Exercise 12.8 Give an alternate proof that the harmonic series \(\sum \frac{1}{n}\) diverges, by comparing it with the partial sums of \[1, 1/2, 1/4, 1/4, 1/8, 1/8, 1/8, 1/8, 1/16,...\]
Hint: show that for each \(N\) the partial sum of the harmonic series is greater than the partial sums of this series. But then show the partial sums of this series are unbounded: for any integer \(k\) we can find a point where the sum surpasses \(k\). This means the partial sums of the harmonic series are unbounded: but we know all convergent series are bounded! Thus the harmonic series cannot be convergent.
Theorem 12.4 (Convergence of the Reciprocal Squares) The series \(\sum_{n\geq 1}\frac{1}{n^2}\) converges.

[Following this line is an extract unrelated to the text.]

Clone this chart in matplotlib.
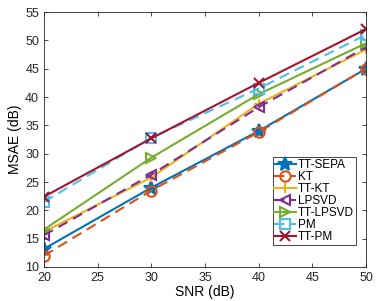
import matplotlib
matplotlib.use("Agg")
import matplotlib.pyplot as plt

plt.rcParams["font.family"] = ["Liberation Sans", "DejaVu Sans"]

snr = [20, 30, 40, 50]

tt_sepa  = [13.2, 24.0, 34.0, 45.0]
kt       = [12.0, 23.5, 33.8, 45.0]
tt_kt    = [16.2, 25.8, 38.8, 48.4]
lpsvd    = [15.6, 26.3, 38.2, 48.8]
tt_lpsvd = [16.6, 29.3, 40.5, 49.5]
pm       = [21.5, 32.8, 41.5, 51.0]
tt_pm    = [22.4, 32.7, 42.5, 52.0]

labels = ["TT-SEPA", "KT", "TT-KT", "LPSVD", "TT-LPSVD", "PM", "TT-PM"]
series = [tt_sepa, kt, tt_kt, lpsvd, tt_lpsvd, pm, tt_pm]
colors = ["#0072BD", "#D95319", "#EDB120", "#7E2F8E", "#77AC30", "#4DBEEE", "#A2142F"]
markers = ["*", "o", "+", "<", ">", "s", "x"]
styles = ["-", "--", "-", "--", "-", "--", "-"]

fig = plt.figure(figsize=(3.89, 3.01), dpi=100)
ax = fig.add_axes([0.113, 0.113, 0.828, 0.847])

for y, lab, c, m, ls in zip(series, labels, colors, markers, styles):
    filled = m in ("*", "+", "x")
    ax.plot(snr, y, ls, color=c, marker=m, label=lab, linewidth=1.5,
            markersize=10 if m == "*" else 7.5,
            markerfacecolor=c if filled else "none",
            markeredgewidth=1.5, dashes=(5, 3) if ls == "--" else (None, None))

ax.set_xlim(20, 50)
ax.set_ylim(10, 55)
ax.set_xticks([20, 25, 30, 35, 40, 45, 50])
ax.set_yticks(range(10, 56, 5))
ax.tick_params(direction="in", top=True, right=True, labelsize=9,
               colors="#262626", length=3, width=0.6)
for s in ax.spines.values():
    s.set_color("#262626")
    s.set_linewidth(0.6)
ax.set_xlabel("SNR (dB)", fontsize=10, labelpad=1)
ax.set_ylabel("MSAE (dB)", fontsize=10, labelpad=2)

leg = ax.legend(loc="lower right", bbox_to_anchor=(0.968, 0.088), fontsize=8.5,
                handlelength=1.8, handletextpad=0.2, borderpad=0.15,
                labelspacing=0.0, borderaxespad=0, fancybox=False,
                framealpha=1)
leg.get_frame().set_edgecolor("#262626")
leg.get_frame().set_linewidth(0.6)

fig.savefig("out.png", dpi=100)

Proof. Let \(s_N\) denote the partial sums of the series. Since \(1/n^2>0\) for all \(n\), we see the sequence \(s_N\) is monotone increasing for all \(N\), \[s_{N}=s_{N-1}+\frac{1}{N^2}>s_{N-1}\]
Thus to prove it converges we need only show its bounded above (and then apply the Monotone Convergence Theorem). As a first step, note that for every \(n>1\), we know \(n-1 < n\) and so \(\frac{1}{n^2}<\frac{1}{n(n-1)}\). Adding these up, we see \[\sum_{n=2}^N \frac{1}{n^2}<\sum_{n=2}^N \frac{1}{n(n-1)}\] This latter sum telescopes, so we can compute its partial sums directly: \[\sum_{n=2}^N\frac{1}{n(n-1)}=\sum_{n=2}^N\left(\frac{1}{n-1}-\frac{1}{n}\right)=\left(1-\frac{1}{2}\right)+\left(\frac{1}{2}-\frac{1}{3}\right)+\cdots+\left(\frac{1}{N-1}-\frac{1}{N}\right)=1-\frac{1}{N}\]
Thus, for all \(N\) we see \(\sum_{n=2}^N \frac{1}{n^2}<1-\frac{1}{N^2}<1\), so \[\sum_{n=1}^N\frac{1}{n^2}=1+\sum_{n=2}^N\frac{1}{n^2}<1+1=2\]
Together, our sequence of partial sums is monotone increasing and bounded above by 2, so its convergent.
While proving \(\sum\frac{1}{n^2}\) is convergent was relatively straightforward, finding its value is what brought Lehonard Euler his first mathematical fame, when proved it equals exactly \(\pi^2/6\).
Exercise 12.9 Prove that for \(s\geq 2\) that \(\sum \frac{1}{n^s}\) converges.
Hint: show its monotone; and shows its bounded by comparing partial sums with those of \(\sum\frac{1}{n^2}\). which we know converges.
12.4 Problems
12.4.1 The Koch Fractal
The Koch Snowflake is a fractal, defined as the limit of an infinite process starting from a single equilateral triangle. To go from one level to the next, every line segment of the previous level is divided into thirds, and the middle third replaced with the other two sides of an equilateral triangle built on that side.
Doing this to every line segment quickly turns the triangle into a spiky snowflake like shape, hence the name. Denote by \(K_n\) the result of the \(n^{th}\) level of this procedure.
Say the initial triangle at level \(0\) has perimeter \(P\), and area \(A\). Then we can define the numbers \(P_n\) to be the perimeter of the \(n^{th}\) level, and \(A_n\) to be the area of the \(n^{th}\) level..
Exercise 12.10 (The Koch Snowflake Length) What are the perimeters \(P_1,P_2\) and \(P_3\) of the first iterations? From this conjecture (and then prove by induction) a formula for the perimeter \(P_n\) and prove that \(P_n\) diverges. Thus, the limit cannot be assigned a length!
Next we turn to the area: recall that the area of an equilateral triangle can be given in terms of its side length as \(A=\frac{\sqrt{3}}{2}s^2\)
Exercise 12.11 (The Koch Snowflake Area) What are the areas \(A_1,A_2\) and \(A_3\) in terms of the original area \(A\)? Find an infinite series that represents the area of the \(n^{th}\) stage \(A_n\), and prove that your formula is correct by induction.
Now, use what we know about geometric series to prove that this converges: in the limit, the Koch snowflake has a finite area even though its perimeter diverges!